PIEMONTE – “E’ successo in alcuni casi che operatori sanitari che presentavano sintomi riconducibili al Covid siano stati posti in isolamento domiciliare e non abbiano potuto effettuare subito il tampone a causa della situazione di difficoltà nello svolgimento di tali accertamenti. In questi casi, molto spesso, il datore di lavoro, anziché effettuare la segnalazione del possibile infortunio all’INAIL, si è limitato a porre il lavoratore in malattia.” A dichiararlo è Nursind Piemonte.
“Alcuni casi del genere sono stati trattati con il Patronato EPACA, convenzionato con il NURSIND, ed è stata richiesta all’INAIL la tutela retroattiva sin dal primo periodo di assenza dal lavoro in quanto i sintomi erano assolutamente riconducibili all’infezione da coronavirus; l’INAIL ha accolto questa tipologia di segnalazioni consentendo al lavoratore di recuperare anche la parte economica che, in caso di malattia, non viene riconosciuta.
Inoltre, nel malaugurato caso in cui dovessero insorgere complicanze anche future collegabili all’infezione, avendo ottenuto il riconoscimento dell’infortunio sul lavoro, potrà legittimamente richiedere altresì l’erogazione dell’indennizzo derivante dal danno biologico conseguente.”
“Com’è noto – prosegue il Sindacato delle Professioni Infermieristiche – il comma 2 dell’art. 42 del D.L. n. 18/2020 ha previsto che “nei casi accertati di infezione da coronavirus (SARS- CoV-2) in occasione di lavoro il medico certificatore redige il consueto certificato di infortunio e lo invia telematicamente all’Inail che assicura, ai sensi delle vigenti disposizioni, la relativa tutela dell’infortunato. Le prestazioni Inail nei casi accertati di infezioni da coronavirus in occasione di lavoro sono erogate anche per il periodo di quarantena o di permanenza domiciliare fiduciaria dell’infortunato con la conseguente astensione dal lavoro… La presente disposizione si applica ai datori di lavoro pubblici e privati”.

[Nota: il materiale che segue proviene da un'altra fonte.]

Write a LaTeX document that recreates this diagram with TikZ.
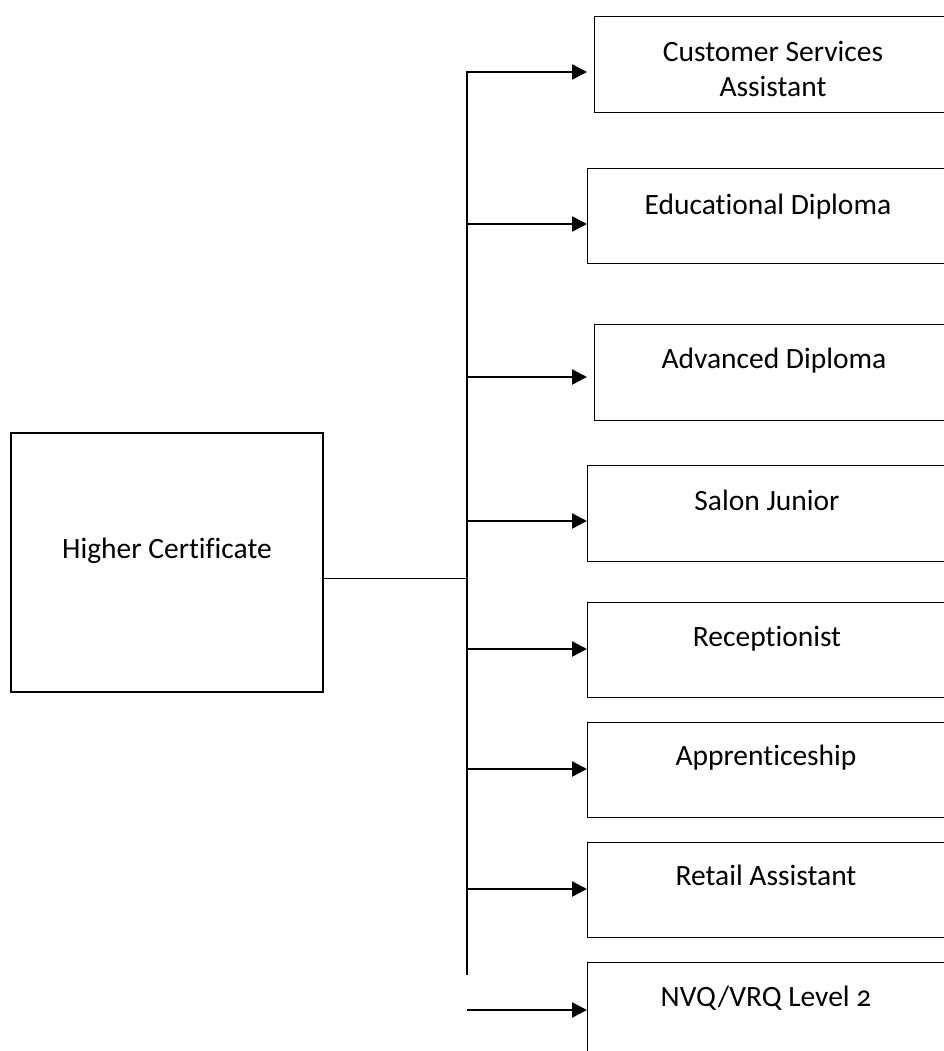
\documentclass[tikz,border=0pt]{standalone}
\usepackage{fontspec}
\setmainfont[Numbers=OldStyle,Ligatures=NoCommon]{Carlito}
\usetikzlibrary{arrows.meta}
\begin{document}
\begin{tikzpicture}[x=1pt,y=-1pt,
  box/.style={draw=black,line width=1.4pt,rectangle,inner sep=0pt},
  lbl/.style={anchor=base,inner sep=0pt,font=\fontsize{29.5}{35}\selectfont},
  arr/.style={line width=2.4pt,-{Triangle[length=15pt,width=15pt]}},
  link/.style={line width=1.3pt}]
\useasboundingbox (0,0) rectangle (943,1051);
% main box
\node[box,minimum width=312pt,minimum height=259pt] (hc) at (167,562.5) {};
\node[lbl] (thc) at (167,558) {Higher Certificate};
% right boxes
\node[box,minimum width=360pt,minimum height=96pt,anchor=north west] (b1) at (594,16) {};
\node[box,minimum width=370pt,minimum height=95pt,anchor=north west] (b2) at (587,168) {};
\node[box,minimum width=360pt,minimum height=96pt,anchor=north west] (b3) at (594,324) {};
\node[box,minimum width=370pt,minimum height=96pt,anchor=north west] (b4) at (587,465) {};
\node[box,minimum width=370pt,minimum height=95pt,anchor=north west] (b5) at (587,602) {};
\node[box,minimum width=370pt,minimum height=95pt,anchor=north west] (b6) at (587,722) {};
\node[box,minimum width=370pt,minimum height=95pt,anchor=north west] (b7) at (587,842) {};
\node[box,minimum width=370pt,minimum height=120pt,anchor=north west] (b8) at (587,962) {};
% labels
\node[lbl] (t1a) at (773,62) {Customer Services};
\node[lbl] (t1b) at (773,97) {Assistant};
\node[lbl] (t2) at (768,214) {Educational Diploma};
\node[lbl] (t3) at (774,368) {Advanced Diploma};
\node[lbl] (t4) at (767,510) {Salon Junior};
\node[lbl] (t5) at (767,646) {Receptionist};
\node[lbl] (t6) at (766,765) {Apprenticeship};
\node[lbl] (t7) at (766,885) {Retail Assistant};
\node[lbl] (t8) at (766,1006) {NVQ/VRQ Level 2};
% trunk
\coordinate (top) at (467,71);
\coordinate (bot) at (467,975);
\coordinate (hj) at (467,578);
\draw[link] (top) -- (bot);
\draw[line width=1pt] (hc.east |- hj) -- (hj);
% arrows
\foreach \n/\y in {1/72,2/224,3/377,4/521,5/649,6/769,7/889,8/1010}{
  \coordinate (s\n) at (467,\y);
  \coordinate (e\n) at (587,\y);
  \draw[arr] (s\n) -- (e\n);
}
\end{tikzpicture}
\end{document}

Con la circolare n. 13 del 3 aprile 2020 la Direzione Generale INAIL ha preso atto della norma ed ha disposto nello specifico che “Nell’attuale situazione pandemica, l’ambito della tutela riguarda innanzitutto gli operatori sanitari esposti a un elevato rischio di contagio, aggravato fino a diventare specifico. Per tali operatori vige, quindi, la presunzione semplice di origine professionale, considerata appunto la elevatissima probabilità che gli operatori sanitari vengano a contatto con il nuovo coronavirus”.
È assolutamente chiaro quindi che, in presenza di soggetti che svolgono la professione sanitaria e contraggono il virus, sussiste il diritto al riconoscimento dell’infortunio sul lavoro e, qualora permangano situazioni di danno permanente, il diritto al riconoscimento del danno biologico conseguente.”